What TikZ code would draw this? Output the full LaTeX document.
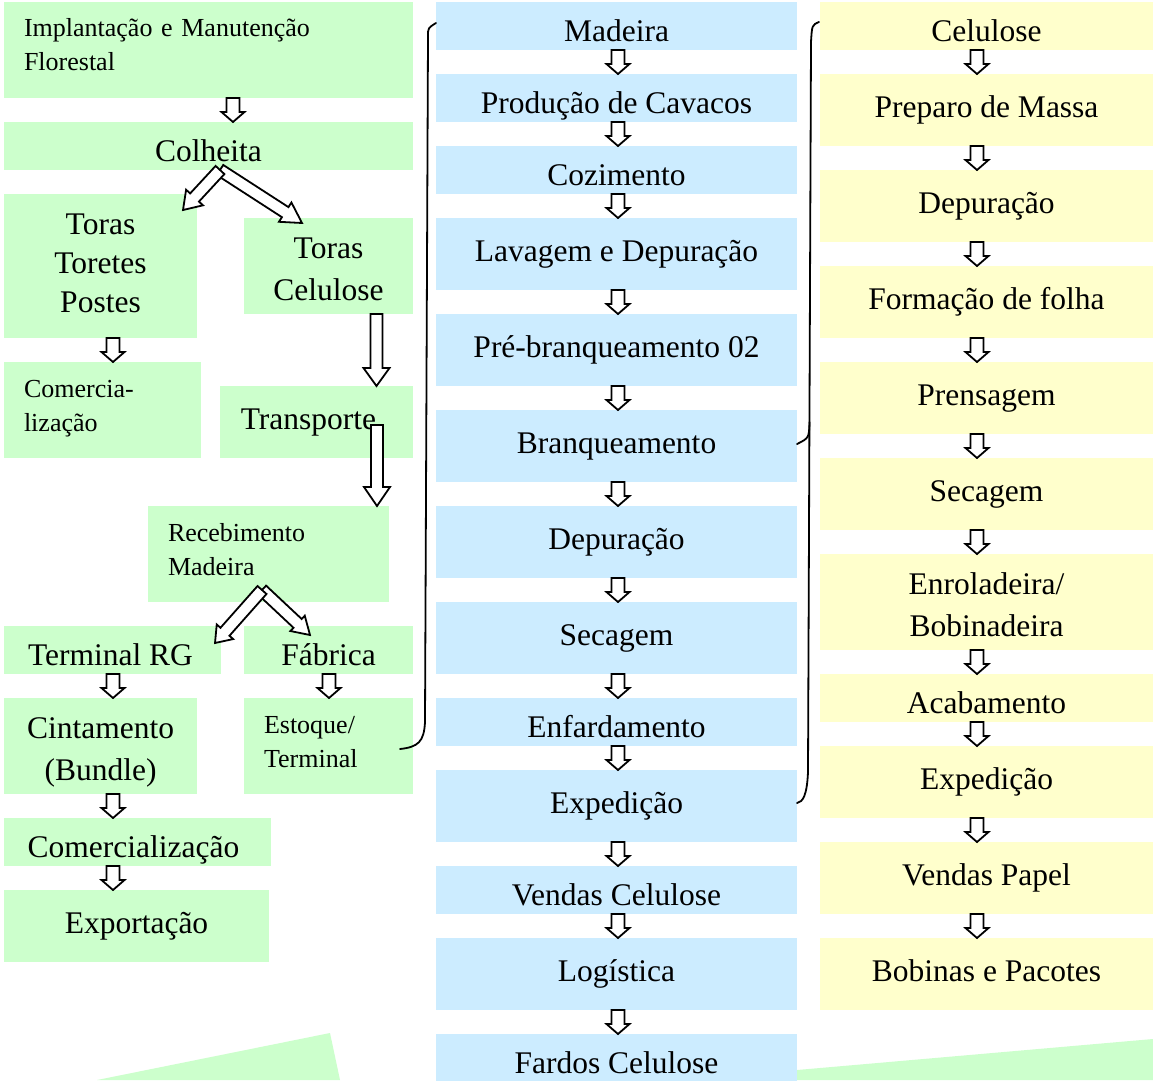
\documentclass[tikz,border=0pt]{standalone}
\usepackage{fontspec}
\setmainfont{Liberation Serif}
\usetikzlibrary{calc}
\definecolor{boxgreen}{HTML}{CCFFCC}
\definecolor{boxblue}{HTML}{CCECFF}
\definecolor{boxyellow}{HTML}{FFFFCC}
\newcommand\bigtext{\fontsize{31.5}{42}\selectfont}
\newcommand\smalltext{\fontsize{26}{34}\selectfont}
% several lines set as a block, moved up or down without changing its size
\newcommand\textblock[3]{\raisebox{#1}[\height][\depth]{\begin{tabular}{@{}#2@{}}#3\end{tabular}}}

% hollow block arrow: from, to, shaft half-width, head half-width, head length (pt)
\newcommand\blockarrow[5]{%
  \path let \p1=($#2-#1$) in \pgfextra{%
    \pgfmathparse{atan2(\y1,\x1)}\xdef\baangle{\pgfmathresult}%
    \pgfmathparse{veclen(\x1,\y1)}\xdef\balength{\pgfmathresult}};
  \draw[hollow, shift={#1}, rotate=\baangle]
    (0pt,-#3pt) -- ({\balength pt-#5pt},-#3pt) -- ({\balength pt-#5pt},-#4pt)
    -- (\balength pt,0pt) -- ({\balength pt-#5pt},#4pt) -- ({\balength pt-#5pt},#3pt)
    -- (0pt,#3pt) -- cycle;
}
\newcommand\smallarrow[2]{\blockarrow{#1}{#2}{6.5}{11.5}{10}}

\tikzset{
  box/.style={inner sep=0pt, outer sep=0pt, font=\bigtext},
  gbox/.style={box, fill=boxgreen},
  bbox/.style={box, fill=boxblue, minimum width=361pt},
  ybox/.style={box, fill=boxyellow, minimum width=333pt},
  short/.style={text height=39.5pt, text depth=8.5pt, minimum height=48pt},
  tall/.style={text height=43.5pt, text depth=28.5pt, minimum height=72pt},
  note/.style={font=\smalltext, align=left},
  hollow/.style={draw=black, fill=white, line width=1.8pt, line join=miter},
  brace/.style={draw=black, line width=1.8pt, line cap=round, line join=round},
}

\begin{document}
\begin{tikzpicture}[x=1pt, y=-1pt]
\useasboundingbox (0,0) rectangle (1153,1080);
\fill[white] (0,0) rectangle (1153,1080);

% background shapes along the lower edge
\fill[boxgreen] (97,1080) -- (330,1033) -- (340,1080) -- cycle;
\fill[boxgreen] (797,1070) -- (1153,1039) -- (1153,1080) -- (797,1080) -- cycle;

% ---------- forest and wood handling ----------
\node[gbox, note, minimum width=409pt, minimum height=96pt, text width=369pt] (impl) at (208.5,50)
  {\textblock{3pt}{l}{Implantação e Manutenção\\Florestal}};
\node[gbox, short, minimum width=409pt] (colheita) at (208.5,146) {Colheita};
\node[gbox, minimum width=193pt, minimum height=144pt] (toras1) at (100.5,266)
  {\fontsize{31.5}{39}\selectfont\textblock{0pt}{c}{Toras\\Toretes\\Postes}};
\node[gbox, minimum width=169pt, minimum height=96pt] (toras2) at (328.5,266)
  {\textblock{-4.6pt}{c}{Toras\\Celulose}};
\node[gbox, note, minimum width=197pt, minimum height=96pt, text width=157pt] (comerc1) at (102.5,410)
  {\textblock{2pt}{l}{Comercia-\\lização}};
\node[gbox, tall, minimum width=193pt] (transp) at (316.5,422) {Transporte\hspace*{16pt}};
\node[gbox, note, minimum width=241pt, minimum height=96pt, text width=201pt] (receb) at (268.5,554)
  {\textblock{2pt}{l}{Recebimento\\Madeira}};
\node[gbox, short, minimum width=217pt] (termrg) at (112.5,650) {Terminal RG\hspace*{4pt}};
\node[gbox, short, minimum width=169pt] (fabrica) at (328.5,650) {Fábrica};
\node[gbox, minimum width=193pt, minimum height=96pt] (cint) at (100.5,746)
  {\textblock{-4.6pt}{c}{Cintamento\\(Bundle)}};
\node[gbox, note, minimum width=169pt, minimum height=96pt, text width=129pt] (estoque) at (328.5,746)
  {\textblock{2pt}{l}{Estoque/\\Terminal}};
\node[gbox, short, minimum width=267pt] (comerc2) at (137.5,842) {Comercialização\hspace*{8pt}};
\node[gbox, tall, minimum width=265pt] (export) at (136.5,926) {Exportação};

% ---------- pulp line ----------
\node[bbox, short] (madeira) at (616.5,26) {Madeira};
\node[bbox, short] (cavacos) at (616.5,98) {Produção de Cavacos};
\node[bbox, short] (cozim) at (616.5,170) {Cozimento};
\node[bbox, tall] (lavagem) at (616.5,254) {Lavagem e Depuração};
\node[bbox, tall] (prebranq) at (616.5,350) {Pré-branqueamento 02};
\node[bbox, tall] (branq) at (616.5,446) {Branqueamento};
\node[bbox, tall] (depur) at (616.5,542) {Depuração};
\node[bbox, tall] (secag) at (616.5,638) {Secagem};
\node[bbox, short] (enfard) at (616.5,722) {Enfardamento};
\node[bbox, tall] (exped) at (616.5,806) {Expedição};
\node[bbox, short] (vendas) at (616.5,890) {Vendas Celulose};
\node[bbox, tall] (logist) at (616.5,974) {Logística};
\node[bbox, short] (fardos) at (616.5,1058) {Fardos Celulose};

% ---------- paper line ----------
\node[ybox, short] (celulose) at (986.5,26) {Celulose};
\node[ybox, tall] (preparo) at (986.5,110) {Preparo de Massa};
\node[ybox, tall] (depur2) at (986.5,206) {Depuração};
\node[ybox, tall] (formacao) at (986.5,302) {Formação de folha};
\node[ybox, tall] (prensag) at (986.5,398) {Prensagem};
\node[ybox, tall] (secag2) at (986.5,494) {Secagem};
\node[ybox, minimum height=96pt] (enrol) at (986.5,602)
  {\textblock{-4.6pt}{c}{Enroladeira/\\Bobinadeira}};
\node[ybox, short] (acab) at (986.5,698) {Acabamento};
\node[ybox, tall] (exped2) at (986.5,782) {Expedição};
\node[ybox, tall] (vendas2) at (986.5,878) {Vendas Papel};
\node[ybox, tall] (bobinas) at (986.5,974) {Bobinas e Pacotes};

% ---------- arrows of the wood handling ----------
\coordinate (s1) at ($(impl.south)+(24.5,0)$);
\smallarrow{(s1)}{(colheita.north -| s1)}
\coordinate (s2) at ($(colheita.south)+(11.5,0)$);
\coordinate (e2a) at ($(toras1.north)+(82.5,16)$);
\coordinate (e2b) at ($(toras2.north)+(-26.5,5)$);
\blockarrow{(s2)}{(e2b)}{6}{11.5}{20}
\blockarrow{(s2)}{(e2a)}{6}{11.5}{17}
\coordinate (s3) at ($(toras1.south)+(12.5,0)$);
\smallarrow{(s3)}{(comerc1.north -| s3)}
\coordinate (s4) at ($(toras2.south)+(48,0)$);
\blockarrow{(s4)}{(transp.north -| s4)}{6}{13}{18}
\coordinate (s5) at ($(transp.south)+(60.5,-33)$);
\blockarrow{(s5)}{(receb.north -| s5)}{6}{13}{19}
\coordinate (s6) at ($(receb.south)+(-6.5,-12)$);
\coordinate (e6a) at ($(termrg.north)+(102.5,17)$);
\coordinate (e6b) at ($(fabrica.north)+(-18.5,9)$);
\blockarrow{(s6)}{(e6b)}{6}{10.5}{17}
\blockarrow{(s6)}{(e6a)}{6}{11}{15}
\coordinate (s7) at ($(termrg.south)+(0.5,0)$);
\smallarrow{(s7)}{(cint.north -| s7)}
\coordinate (s8) at ($(fabrica.south)+(0.5,0)$);
\smallarrow{(s8)}{(estoque.north -| s8)}
\coordinate (s9) at ($(cint.south)+(12.5,0)$);
\smallarrow{(s9)}{(comerc2.north -| s9)}
\coordinate (s10) at (comerc2.south -| s9);
\smallarrow{(s10)}{(export.north -| s10)}

% ---------- arrows of the pulp line ----------
\foreach \a/\b in {madeira/cavacos, cavacos/cozim, cozim/lavagem, lavagem/prebranq,
  prebranq/branq, branq/depur, depur/secag, secag/enfard, enfard/exped,
  exped/vendas, vendas/logist, logist/fardos}{
  \coordinate (bs) at ($(\a.south)+(1.5,0)$);
  \smallarrow{(bs)}{(\b.north -| bs)}
}

% ---------- arrows of the paper line ----------
\foreach \a/\b in {celulose/preparo, preparo/depur2, depur2/formacao, formacao/prensag,
  prensag/secag2, secag2/enrol, enrol/acab, acab/exped2, exped2/vendas2, vendas2/bobinas}{
  \coordinate (ys) at ($(\a.south)+(-9.5,0)$);
  \smallarrow{(ys)}{(\b.north -| ys)}
}

% ---------- braces ----------
\coordinate (lb1) at ($(estoque.east)+(-13,3)$);
\coordinate (lb2) at ($(madeira.west)+(0,-3)$);
\draw[brace] (lb1) .. controls (418,747) and (424,742) .. (425,722)
  -- (428,36) .. controls (428,28) .. (lb2);

\coordinate (rb1) at ($(celulose.west)+(-1,-4)$);
\coordinate (rb2) at ($(exped.east)+(0,-3)$);
\coordinate (rb3) at ($(branq.east)+(0,-2)$);
\draw[brace] (rb1) .. controls (812,25) .. (811,42)
  -- (808,772) .. controls (807,795) and (803,802) .. (rb2);
\draw[brace] (809.5,422) .. controls (809,438) .. (rb3);
\end{tikzpicture}
\end{document}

+--

### GIVEN TASK
Give again, exactly, the lines from the start of the data through the one holding "(797,1080) -- cycle;"; omit the pictures.

### REPLY TO THE EXERCISE
What TikZ code would draw this? Output the full LaTeX document.
\documentclass[tikz,border=0pt]{standalone}
\usepackage{fontspec}
\setmainfont{Liberation Serif}
\usetikzlibrary{calc}
\definecolor{boxgreen}{HTML}{CCFFCC}
\definecolor{boxblue}{HTML}{CCECFF}
\definecolor{boxyellow}{HTML}{FFFFCC}
\newcommand\bigtext{\fontsize{31.5}{42}\selectfont}
\newcommand\smalltext{\fontsize{26}{34}\selectfont}
% several lines set as a block, moved up or down without changing its size
\newcommand\textblock[3]{\raisebox{#1}[\height][\depth]{\begin{tabular}{@{}#2@{}}#3\end{tabular}}}

% hollow block arrow: from, to, shaft half-width, head half-width, head length (pt)
\newcommand\blockarrow[5]{%
  \path let \p1=($#2-#1$) in \pgfextra{%
    \pgfmathparse{atan2(\y1,\x1)}\xdef\baangle{\pgfmathresult}%
    \pgfmathparse{veclen(\x1,\y1)}\xdef\balength{\pgfmathresult}};
  \draw[hollow, shift={#1}, rotate=\baangle]
    (0pt,-#3pt) -- ({\balength pt-#5pt},-#3pt) -- ({\balength pt-#5pt},-#4pt)
    -- (\balength pt,0pt) -- ({\balength pt-#5pt},#4pt) -- ({\balength pt-#5pt},#3pt)
    -- (0pt,#3pt) -- cycle;
}
\newcommand\smallarrow[2]{\blockarrow{#1}{#2}{6.5}{11.5}{10}}

\tikzset{
  box/.style={inner sep=0pt, outer sep=0pt, font=\bigtext},
  gbox/.style={box, fill=boxgreen},
  bbox/.style={box, fill=boxblue, minimum width=361pt},
  ybox/.style={box, fill=boxyellow, minimum width=333pt},
  short/.style={text height=39.5pt, text depth=8.5pt, minimum height=48pt},
  tall/.style={text height=43.5pt, text depth=28.5pt, minimum height=72pt},
  note/.style={font=\smalltext, align=left},
  hollow/.style={draw=black, fill=white, line width=1.8pt, line join=miter},
  brace/.style={draw=black, line width=1.8pt, line cap=round, line join=round},
}

\begin{document}
\begin{tikzpicture}[x=1pt, y=-1pt]
\useasboundingbox (0,0) rectangle (1153,1080);
\fill[white] (0,0) rectangle (1153,1080);

% background shapes along the lower edge
\fill[boxgreen] (97,1080) -- (330,1033) -- (340,1080) -- cycle;
\fill[boxgreen] (797,1070) -- (1153,1039) -- (1153,1080) -- (797,1080) -- cycle;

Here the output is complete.